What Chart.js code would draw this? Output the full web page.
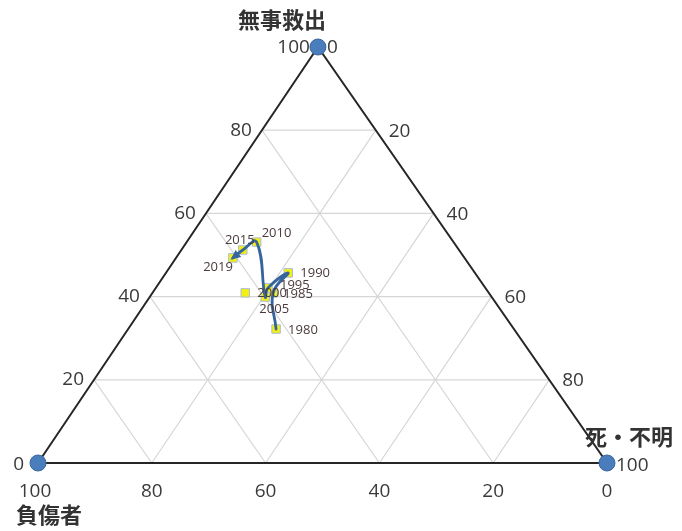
<!DOCTYPE html>
<html>
<head>
<meta charset="utf-8">
<script src="https://cdn.jsdelivr.net/npm/chart.js@4/dist/chart.umd.min.js"></script>
<style>
  html, body { margin: 0; padding: 0; background: #ffffff; }
  #wrap { width: 682px; height: 531px; }
</style>
</head>
<body>
<div id="wrap"><canvas id="c" width="682" height="531"></canvas></div>
<script>
// Shares (%) of people in each outcome, by year
const years   = ['1980', '1985', '1990', '1995', '2000', '2005', '2010', '2015', '2019'];
const rescued = [32.2, 40.9, 45.7, 42.1, 40.9, 39.9, 53.1, 51.2, 49.3]; // 無事救出
const injured = [41.8, 37.9, 32.8, 38.2, 42.8, 39.8, 34.6, 38.0, 40.7]; // 負傷者
const dead    = [26.0, 21.2, 21.5, 19.7, 16.3, 20.3, 12.3, 10.8, 10.0]; // 死・不明

// Years joined by the smoothed trend line (arrow at the last one)
const trendYears = ['1980', '1985', '1990', '1995', '2005', '2010', '2015', '2019'];

// Grid and tick values along each side
const gridTicks = [20, 40, 60, 80];
const sideTicks = [0, 20, 40, 60, 80, 100];

// Axis titles
const titleRescued = '無事救出';
const titleInjured = '負傷者';
const titleDead = '死・不明';

// Horizontal position of the apex, as a share of the base
const APEX_X = 49.2;

// Ternary (rescued, dead) -> plane coordinates for the linear scales
function toXY(r, d) {
  return { x: r * APEX_X / 100 + d, y: r };
}

const GRID_COLOR = '#d6d6d6';
const TEXT_COLOR = '#3a3a3a';
const NUM_FONT = '19px "Open Sans", Lato, sans-serif';
const LABEL_FONT = '13px "Open Sans", Lato, sans-serif';
const TITLE_FONT = 'bold 22px "Noto Sans CJK JP", sans-serif';

const datasets = [];

// Grid lines: constant rescued, constant injured, constant dead
gridTicks.forEach(k => {
  const segs = [
    [toXY(k, 0), toXY(k, 100 - k)],          // rescued = k
    [toXY(100 - k, 0), toXY(0, 100 - k)],    // injured = k
    [toXY(100 - k, k), toXY(0, k)]           // dead = k
  ];
  segs.forEach(s => datasets.push({
    data: s, showLine: true, borderColor: GRID_COLOR, borderWidth: 1.2,
    pointRadius: 0, clip: false, order: 6
  }));
});

// Triangle outline
datasets.push({
  data: [toXY(0, 0), toXY(100, 0), toXY(0, 100), toXY(0, 0)],
  showLine: true, borderColor: '#262626', borderWidth: 2,
  pointRadius: 0, clip: false, order: 5
});

// Yearly markers
datasets.push({
  data: years.map((y, i) => toXY(rescued[i], dead[i])),
  showLine: false, pointStyle: 'rect', pointRadius: 6,
  backgroundColor: '#f4ef12', borderColor: '#a9bddb', borderWidth: 1,
  clip: false, order: 4
});

// Smoothed trend line
const trendIdx = trendYears.map(y => years.indexOf(y));
datasets.push({
  data: trendIdx.map(i => toXY(rescued[i], dead[i])),
  showLine: true, tension: 0.45, borderColor: '#35659c', borderWidth: 2.8,
  pointRadius: 0, clip: false, order: 3
});

// Corner markers
datasets.push({
  data: [toXY(0, 0), toXY(100, 0), toXY(0, 100)],
  showLine: false, pointStyle: 'circle', pointRadius: 8,
  backgroundColor: '#4a7dbb', borderColor: '#3a679c', borderWidth: 1,
  clip: false, order: 1
});
const TREND_INDEX = datasets.length - 2;

// Placement of each year's label relative to its marker: [dx, dy, align]
const labelPlacement = {
  '1980': [12, 1, 'left'],
  '1985': [10, 1, 'left'],
  '1990': [12, 0, 'left'],
  '1995': [12, -3, 'left'],
  '2000': [12, 0, 'left'],
  '2005': [9, 12, 'center'],
  '2010': [5, -9, 'left'],
  '2015': [-3, -10, 'center'],
  '2019': [0, 9, 'right']
};

const ternaryText = {
  id: 'ternaryText',
  afterDatasetsDraw(chart) {
    const ctx = chart.ctx;
    const sx = chart.scales.x, sy = chart.scales.y;
    const px = p => [sx.getPixelForValue(p.x), sy.getPixelForValue(p.y)];

    // Arrow head at the end of the trend line
    const meta = chart.getDatasetMeta(TREND_INDEX);
    const pts = meta.data;
    const last = pts[pts.length - 1];
    let ax = last.cp1x, ay = last.cp1y;
    if (ax === undefined || (ax === last.x && ay === last.y)) { ax = pts[pts.length - 2].x; ay = pts[pts.length - 2].y; }
    const ang = Math.atan2(last.y - ay, last.x - ax);
    ctx.save();
    ctx.fillStyle = '#35659c';
    ctx.translate(last.x, last.y);
    ctx.rotate(ang);
    ctx.beginPath();
    ctx.moveTo(3, 0);
    ctx.lineTo(-7, -4.5);
    ctx.lineTo(-7, 4.5);
    ctx.closePath();
    ctx.fill();
    ctx.restore();

    ctx.save();
    ctx.textBaseline = 'middle';

    // Year labels
    ctx.font = LABEL_FONT;
    ctx.fillStyle = '#4a3a3a';
    years.forEach((yr, i) => {
      const [x, y] = px(toXY(rescued[i], dead[i]));
      const pl = labelPlacement[yr] || [10, 0, 'left'];
      ctx.textAlign = pl[2];
      ctx.fillText(yr, x + pl[0], y + pl[1]);
    });

    ctx.fillStyle = TEXT_COLOR;
    ctx.font = NUM_FONT;
    // Left side: rescued (0 at base, 100 at apex)
    sideTicks.forEach(k => {
      const [x, y] = px(toXY(k, 0));
      ctx.textAlign = 'right';
      if (k === 0) ctx.fillText(String(k), x - 14, y + 2);
      else if (k === 100) ctx.fillText(String(k), x - 8, y + 1);
      else ctx.fillText(String(k), x - 10, y);
    });
    // Right side: dead (0 at apex, 100 at base)
    sideTicks.forEach(k => {
      const [x, y] = px(toXY(100 - k, k));
      ctx.textAlign = 'left';
      if (k === 0) ctx.fillText(String(k), x + 9, y + 1);
      else if (k === 100) ctx.fillText(String(k), x + 9, y + 3);
      else ctx.fillText(String(k), x + 13, y + 1);
    });
    // Base: injured (100 at left, 0 at right)
    sideTicks.forEach(k => {
      const [x, y] = px(toXY(0, 100 - k));
      ctx.textAlign = 'center';
      ctx.fillText(String(k), x - (k === 100 ? 3 : 0), y + 29);
    });

    // Axis titles
    ctx.font = TITLE_FONT;
    ctx.fillStyle = '#333333';
    ctx.textAlign = 'center';
    const top = px(toXY(100, 0));
    ctx.fillText(titleRescued, top[0] - 36, top[1] - 27);
    const right = px(toXY(0, 100));
    ctx.fillText(titleDead, right[0] + 22, right[1] - 26);
    const left = px(toXY(0, 0));
    ctx.fillText(titleInjured, left[0] + 11, left[1] + 52);
    ctx.restore();
  }
};

new Chart(document.getElementById('c'), {
  type: 'scatter',
  data: { datasets },
  options: {
    responsive: false,
    animation: false,
    layout: { padding: { left: 38, right: 75, top: 47, bottom: 68 } },
    scales: {
      x: { type: 'linear', min: 0, max: 100, display: false },
      y: { type: 'linear', min: 0, max: 100, display: false }
    },
    plugins: { legend: { display: false }, tooltip: { enabled: false } },
    elements: { line: { borderCapStyle: 'round' } }
  },
  plugins: [ternaryText]
});
</script>
</body>
</html>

* _EXERCISE GOAL_
Repeat the data exactly, dropping every picture it holds.

* _RESPONSE TO THE EXERCISE_
What Chart.js code would draw this? Output the full web page.
<!DOCTYPE html>
<html>
<head>
<meta charset="utf-8">
<script src="https://cdn.jsdelivr.net/npm/chart.js@4/dist/chart.umd.min.js"></script>
<style>
  html, body { margin: 0; padding: 0; background: #ffffff; }
  #wrap { width: 682px; height: 531px; }
</style>
</head>
<body>
<div id="wrap"><canvas id="c" width="682" height="531"></canvas></div>
<script>
// Shares (%) of people in each outcome, by year
const years   = ['1980', '1985', '1990', '1995', '2000', '2005', '2010', '2015', '2019'];
const rescued = [32.2, 40.9, 45.7, 42.1, 40.9, 39.9, 53.1, 51.2, 49.3]; // 無事救出
const injured = [41.8, 37.9, 32.8, 38.2, 42.8, 39.8, 34.6, 38.0, 40.7]; // 負傷者
const dead    = [26.0, 21.2, 21.5, 19.7, 16.3, 20.3, 12.3, 10.8, 10.0]; // 死・不明

// Years joined by the smoothed trend line (arrow at the last one)
const trendYears = ['1980', '1985', '1990', '1995', '2005', '2010', '2015', '2019'];

// Grid and tick values along each side
const gridTicks = [20, 40, 60, 80];
const sideTicks = [0, 20, 40, 60, 80, 100];

// Axis titles
const titleRescued = '無事救出';
const titleInjured = '負傷者';
const titleDead = '死・不明';

// Horizontal position of the apex, as a share of the base
const APEX_X = 49.2;

// Ternary (rescued, dead) -> plane coordinates for the linear scales
function toXY(r, d) {
  return { x: r * APEX_X / 100 + d, y: r };
}

const GRID_COLOR = '#d6d6d6';
const TEXT_COLOR = '#3a3a3a';
const NUM_FONT = '19px "Open Sans", Lato, sans-serif';
const LABEL_FONT = '13px "Open Sans", Lato, sans-serif';
const TITLE_FONT = 'bold 22px "Noto Sans CJK JP", sans-serif';

const datasets = [];

// Grid lines: constant rescued, constant injured, constant dead
gridTicks.forEach(k => {
  const segs = [
    [toXY(k, 0), toXY(k, 100 - k)],          // rescued = k
    [toXY(100 - k, 0), toXY(0, 100 - k)],    // injured = k
    [toXY(100 - k, k), toXY(0, k)]           // dead = k
  ];
  segs.forEach(s => datasets.push({
    data: s, showLine: true, borderColor: GRID_COLOR, borderWidth: 1.2,
    pointRadius: 0, clip: false, order: 6
  }));
});

// Triangle outline
datasets.push({
  data: [toXY(0, 0), toXY(100, 0), toXY(0, 100), toXY(0, 0)],
  showLine: true, borderColor: '#262626', borderWidth: 2,
  pointRadius: 0, clip: false, order: 5
});

// Yearly markers
datasets.push({
  data: years.map((y, i) => toXY(rescued[i], dead[i])),
  showLine: false, pointStyle: 'rect', pointRadius: 6,
  backgroundColor: '#f4ef12', borderColor: '#a9bddb', borderWidth: 1,
  clip: false, order: 4
});

// Smoothed trend line
const trendIdx = trendYears.map(y => years.indexOf(y));
datasets.push({
  data: trendIdx.map(i => toXY(rescued[i], dead[i])),
  showLine: true, tension: 0.45, borderColor: '#35659c', borderWidth: 2.8,
  pointRadius: 0, clip: false, order: 3
});

// Corner markers
datasets.push({
  data: [toXY(0, 0), toXY(100, 0), toXY(0, 100)],
  showLine: false, pointStyle: 'circle', pointRadius: 8,
  backgroundColor: '#4a7dbb', borderColor: '#3a679c', borderWidth: 1,
  clip: false, order: 1
});
const TREND_INDEX = datasets.length - 2;

// Placement of each year's label relative to its marker: [dx, dy, align]
const labelPlacement = {
  '1980': [12, 1, 'left'],
  '1985': [10, 1, 'left'],
  '1990': [12, 0, 'left'],
  '1995': [12, -3, 'left'],
  '2000': [12, 0, 'left'],
  '2005': [9, 12, 'center'],
  '2010': [5, -9, 'left'],
  '2015': [-3, -10, 'center'],
  '2019': [0, 9, 'right']
};

const ternaryText = {
  id: 'ternaryText',
  afterDatasetsDraw(chart) {
    const ctx = chart.ctx;
    const sx = chart.scales.x, sy = chart.scales.y;
    const px = p => [sx.getPixelForValue(p.x), sy.getPixelForValue(p.y)];

    // Arrow head at the end of the trend line
    const meta = chart.getDatasetMeta(TREND_INDEX);
    const pts = meta.data;
    const last = pts[pts.length - 1];
    let ax = last.cp1x, ay = last.cp1y;
    if (ax === undefined || (ax === last.x && ay === last.y)) { ax = pts[pts.length - 2].x; ay = pts[pts.length - 2].y; }
    const ang = Math.atan2(last.y - ay, last.x - ax);
    ctx.save();
    ctx.fillStyle = '#35659c';
    ctx.translate(last.x, last.y);
    ctx.rotate(ang);
    ctx.beginPath();
    ctx.moveTo(3, 0);
    ctx.lineTo(-7, -4.5);
    ctx.lineTo(-7, 4.5);
    ctx.closePath();
    ctx.fill();
    ctx.restore();

    ctx.save();
    ctx.textBaseline = 'middle';

    // Year labels
    ctx.font = LABEL_FONT;
    ctx.fillStyle = '#4a3a3a';
    years.forEach((yr, i) => {
      const [x, y] = px(toXY(rescued[i], dead[i]));
      const pl = labelPlacement[yr] || [10, 0, 'left'];
      ctx.textAlign = pl[2];
      ctx.fillText(yr, x + pl[0], y + pl[1]);
    });

    ctx.fillStyle = TEXT_COLOR;
    ctx.font = NUM_FONT;
    // Left side: rescued (0 at base, 100 at apex)
    sideTicks.forEach(k => {
      const [x, y] = px(toXY(k, 0));
      ctx.textAlign = 'right';
      if (k === 0) ctx.fillText(String(k), x - 14, y + 2);
      else if (k === 100) ctx.fillText(String(k), x - 8, y + 1);
      else ctx.fillText(String(k), x - 10, y);
    });
    // Right side: dead (0 at apex, 100 at base)
    sideTicks.forEach(k => {
      const [x, y] = px(toXY(100 - k, k));
      ctx.textAlign = 'left';
      if (k === 0) ctx.fillText(String(k), x + 9, y + 1);
      else if (k === 100) ctx.fillText(String(k), x + 9, y + 3);
      else ctx.fillText(String(k), x + 13, y + 1);
    });
    // Base: injured (100 at left, 0 at right)
    sideTicks.forEach(k => {
      const [x, y] = px(toXY(0, 100 - k));
      ctx.textAlign = 'center';
      ctx.fillText(String(k), x - (k === 100 ? 3 : 0), y + 29);
    });

    // Axis titles
    ctx.font = TITLE_FONT;
    ctx.fillStyle = '#333333';
    ctx.textAlign = 'center';
    const top = px(toXY(100, 0));
    ctx.fillText(titleRescued, top[0] - 36, top[1] - 27);
    const right = px(toXY(0, 100));
    ctx.fillText(titleDead, right[0] + 22, right[1] - 26);
    const left = px(toXY(0, 0));
    ctx.fillText(titleInjured, left[0] + 11, left[1] + 52);
    ctx.restore();
  }
};

new Chart(document.getElementById('c'), {
  type: 'scatter',
  data: { datasets },
  options: {
    responsive: false,
    animation: false,
    layout: { padding: { left: 38, right: 75, top: 47, bottom: 68 } },
    scales: {
      x: { type: 'linear', min: 0, max: 100, display: false },
      y: { type: 'linear', min: 0, max: 100, display: false }
    },
    plugins: { legend: { display: false }, tooltip: { enabled: false } },
    elements: { line: { borderCapStyle: 'round' } }
  },
  plugins: [ternaryText]
});
</script>
</body>
</html>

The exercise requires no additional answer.